Pictures stay out. Extract the lines below from the first one through the line with "plt.rcParams['font.family'] = ['Liberation", both included.
--- START Input for this task ---
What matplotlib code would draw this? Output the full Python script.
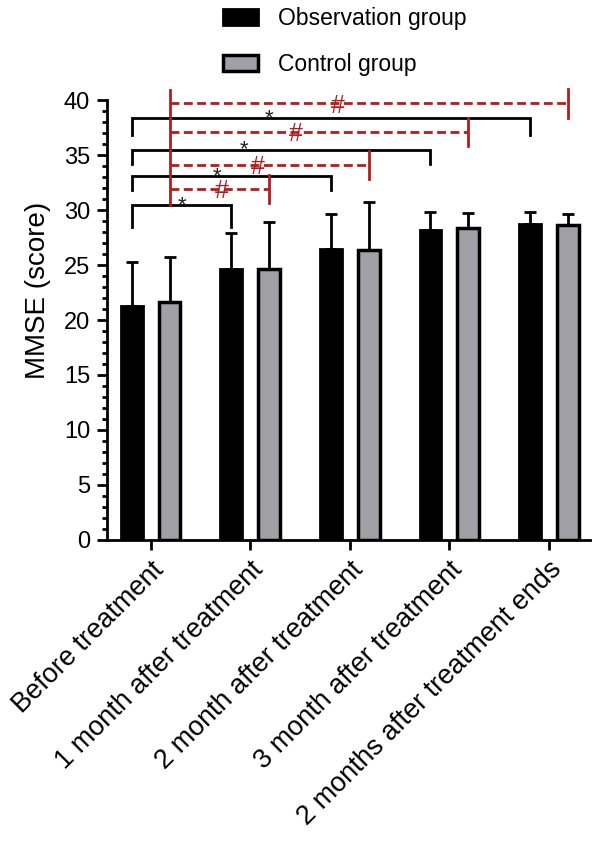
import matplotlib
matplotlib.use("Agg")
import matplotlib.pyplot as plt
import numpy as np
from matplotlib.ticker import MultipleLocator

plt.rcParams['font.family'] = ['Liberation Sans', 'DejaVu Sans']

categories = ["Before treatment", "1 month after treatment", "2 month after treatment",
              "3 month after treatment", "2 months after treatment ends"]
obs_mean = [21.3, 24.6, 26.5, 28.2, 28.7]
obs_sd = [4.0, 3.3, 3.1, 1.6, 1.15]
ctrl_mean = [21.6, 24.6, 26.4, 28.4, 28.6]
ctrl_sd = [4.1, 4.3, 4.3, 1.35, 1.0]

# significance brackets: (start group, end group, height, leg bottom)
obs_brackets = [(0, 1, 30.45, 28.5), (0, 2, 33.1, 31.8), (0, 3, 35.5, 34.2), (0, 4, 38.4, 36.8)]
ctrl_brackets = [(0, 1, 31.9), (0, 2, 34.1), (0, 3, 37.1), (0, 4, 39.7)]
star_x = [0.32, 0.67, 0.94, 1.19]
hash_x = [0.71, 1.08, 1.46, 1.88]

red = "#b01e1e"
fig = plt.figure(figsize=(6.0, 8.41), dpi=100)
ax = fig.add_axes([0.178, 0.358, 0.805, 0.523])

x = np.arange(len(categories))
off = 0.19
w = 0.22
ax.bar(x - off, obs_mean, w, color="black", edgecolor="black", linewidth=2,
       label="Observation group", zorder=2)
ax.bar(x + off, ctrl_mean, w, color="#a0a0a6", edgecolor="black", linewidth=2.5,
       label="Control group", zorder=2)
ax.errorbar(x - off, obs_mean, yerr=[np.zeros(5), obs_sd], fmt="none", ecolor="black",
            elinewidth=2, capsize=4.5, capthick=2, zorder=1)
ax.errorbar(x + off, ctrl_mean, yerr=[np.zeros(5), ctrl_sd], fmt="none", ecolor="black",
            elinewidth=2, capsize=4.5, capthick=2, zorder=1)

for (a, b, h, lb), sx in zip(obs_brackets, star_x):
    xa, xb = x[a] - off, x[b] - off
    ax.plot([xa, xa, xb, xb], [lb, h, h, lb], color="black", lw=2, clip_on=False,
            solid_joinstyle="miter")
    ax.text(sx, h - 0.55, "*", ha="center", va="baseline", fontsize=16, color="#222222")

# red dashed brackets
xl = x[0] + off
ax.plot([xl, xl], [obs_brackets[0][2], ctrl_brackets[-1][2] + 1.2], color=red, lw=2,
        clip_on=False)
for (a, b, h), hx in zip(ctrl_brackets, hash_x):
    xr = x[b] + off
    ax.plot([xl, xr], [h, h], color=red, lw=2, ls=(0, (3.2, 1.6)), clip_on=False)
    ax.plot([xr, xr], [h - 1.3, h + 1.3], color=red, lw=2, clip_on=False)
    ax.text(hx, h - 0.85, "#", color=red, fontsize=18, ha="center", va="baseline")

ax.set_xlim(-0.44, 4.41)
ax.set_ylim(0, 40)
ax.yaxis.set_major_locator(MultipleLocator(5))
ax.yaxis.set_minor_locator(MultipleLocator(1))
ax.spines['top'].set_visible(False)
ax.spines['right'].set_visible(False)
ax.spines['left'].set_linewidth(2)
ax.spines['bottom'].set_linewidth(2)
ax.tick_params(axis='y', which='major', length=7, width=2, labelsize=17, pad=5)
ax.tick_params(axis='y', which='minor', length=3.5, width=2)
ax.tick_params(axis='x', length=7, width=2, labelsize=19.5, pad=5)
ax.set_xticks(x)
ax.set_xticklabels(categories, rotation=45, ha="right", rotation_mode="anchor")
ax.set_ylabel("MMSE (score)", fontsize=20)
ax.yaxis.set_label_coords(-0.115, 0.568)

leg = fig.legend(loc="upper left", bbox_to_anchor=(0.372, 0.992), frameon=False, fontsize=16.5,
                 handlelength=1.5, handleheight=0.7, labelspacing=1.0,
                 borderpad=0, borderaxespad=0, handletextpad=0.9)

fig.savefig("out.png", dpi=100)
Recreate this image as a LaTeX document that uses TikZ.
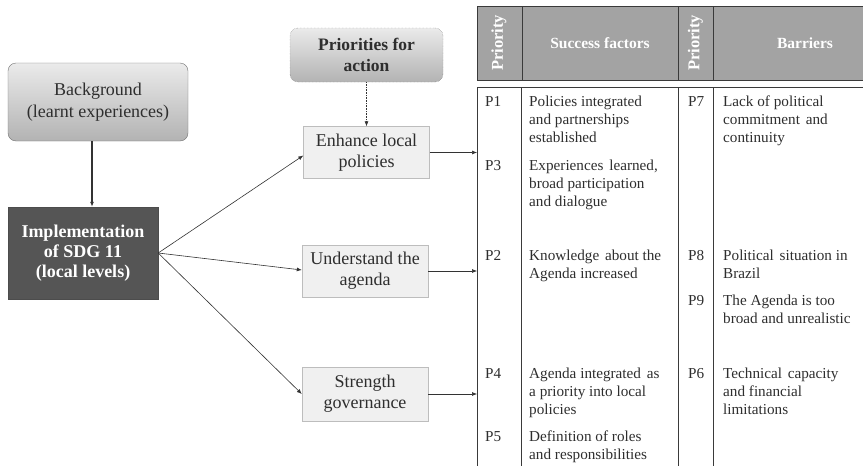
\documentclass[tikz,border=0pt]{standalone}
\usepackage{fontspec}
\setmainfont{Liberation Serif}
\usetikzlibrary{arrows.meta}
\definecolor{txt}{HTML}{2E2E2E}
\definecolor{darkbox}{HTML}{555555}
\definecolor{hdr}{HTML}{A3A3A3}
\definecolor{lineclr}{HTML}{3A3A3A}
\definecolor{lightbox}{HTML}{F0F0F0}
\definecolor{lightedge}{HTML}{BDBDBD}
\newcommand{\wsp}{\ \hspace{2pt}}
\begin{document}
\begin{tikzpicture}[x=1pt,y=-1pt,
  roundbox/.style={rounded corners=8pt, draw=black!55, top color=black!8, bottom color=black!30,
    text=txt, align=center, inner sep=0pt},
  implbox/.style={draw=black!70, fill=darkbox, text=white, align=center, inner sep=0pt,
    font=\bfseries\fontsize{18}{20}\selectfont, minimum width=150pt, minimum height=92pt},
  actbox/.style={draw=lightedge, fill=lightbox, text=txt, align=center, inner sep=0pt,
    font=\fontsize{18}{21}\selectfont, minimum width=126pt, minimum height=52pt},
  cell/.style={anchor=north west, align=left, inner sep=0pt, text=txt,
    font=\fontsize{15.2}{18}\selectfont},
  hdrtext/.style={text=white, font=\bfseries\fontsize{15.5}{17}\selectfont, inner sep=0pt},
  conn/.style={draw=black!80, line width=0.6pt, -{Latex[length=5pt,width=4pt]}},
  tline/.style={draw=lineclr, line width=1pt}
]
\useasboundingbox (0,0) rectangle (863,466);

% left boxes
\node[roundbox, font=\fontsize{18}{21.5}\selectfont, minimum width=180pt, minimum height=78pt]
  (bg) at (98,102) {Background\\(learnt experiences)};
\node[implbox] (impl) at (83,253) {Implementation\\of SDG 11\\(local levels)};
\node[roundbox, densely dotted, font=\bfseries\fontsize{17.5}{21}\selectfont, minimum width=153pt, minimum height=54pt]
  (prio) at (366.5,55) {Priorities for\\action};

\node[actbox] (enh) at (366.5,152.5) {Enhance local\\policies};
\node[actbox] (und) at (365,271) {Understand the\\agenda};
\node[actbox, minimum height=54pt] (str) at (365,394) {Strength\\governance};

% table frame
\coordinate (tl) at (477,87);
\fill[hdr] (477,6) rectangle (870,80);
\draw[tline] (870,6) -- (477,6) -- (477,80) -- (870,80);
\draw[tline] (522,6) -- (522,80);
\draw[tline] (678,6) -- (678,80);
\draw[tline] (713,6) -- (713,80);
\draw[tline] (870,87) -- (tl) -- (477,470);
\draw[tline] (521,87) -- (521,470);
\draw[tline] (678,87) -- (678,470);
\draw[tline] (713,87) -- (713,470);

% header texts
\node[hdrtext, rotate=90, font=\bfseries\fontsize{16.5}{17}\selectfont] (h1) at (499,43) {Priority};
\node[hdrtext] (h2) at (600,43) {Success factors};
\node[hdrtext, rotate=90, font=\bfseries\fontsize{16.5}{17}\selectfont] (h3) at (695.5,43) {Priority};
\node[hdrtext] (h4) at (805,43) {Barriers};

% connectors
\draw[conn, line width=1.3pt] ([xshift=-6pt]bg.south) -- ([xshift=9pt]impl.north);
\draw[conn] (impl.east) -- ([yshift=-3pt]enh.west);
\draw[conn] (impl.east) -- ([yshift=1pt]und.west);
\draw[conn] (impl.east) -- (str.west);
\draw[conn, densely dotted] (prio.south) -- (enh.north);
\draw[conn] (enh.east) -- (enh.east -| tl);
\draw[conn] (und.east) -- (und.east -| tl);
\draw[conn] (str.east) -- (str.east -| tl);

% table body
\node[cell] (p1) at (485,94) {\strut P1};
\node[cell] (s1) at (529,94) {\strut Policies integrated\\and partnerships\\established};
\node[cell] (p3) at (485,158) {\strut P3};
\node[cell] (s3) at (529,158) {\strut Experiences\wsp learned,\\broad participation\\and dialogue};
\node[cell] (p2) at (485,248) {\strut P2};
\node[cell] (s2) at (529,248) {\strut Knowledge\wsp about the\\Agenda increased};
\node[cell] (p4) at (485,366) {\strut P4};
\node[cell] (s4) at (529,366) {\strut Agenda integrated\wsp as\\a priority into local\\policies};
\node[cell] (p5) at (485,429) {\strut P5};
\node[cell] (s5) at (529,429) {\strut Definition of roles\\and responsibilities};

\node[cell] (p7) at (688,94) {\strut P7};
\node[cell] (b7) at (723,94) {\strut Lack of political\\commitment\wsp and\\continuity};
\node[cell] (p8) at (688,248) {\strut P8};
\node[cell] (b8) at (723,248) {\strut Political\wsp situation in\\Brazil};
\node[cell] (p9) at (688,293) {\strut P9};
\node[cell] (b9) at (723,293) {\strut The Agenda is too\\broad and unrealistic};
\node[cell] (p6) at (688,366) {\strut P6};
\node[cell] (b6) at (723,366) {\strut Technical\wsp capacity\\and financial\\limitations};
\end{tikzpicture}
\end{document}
--- END Input for this task ---
» **Result below**:
What matplotlib code would draw this? Output the full Python script.
import matplotlib
matplotlib.use("Agg")
import matplotlib.pyplot as plt
import numpy as np
from matplotlib.ticker import MultipleLocator

plt.rcParams['font.family'] = ['Liberation Sans', 'DejaVu Sans']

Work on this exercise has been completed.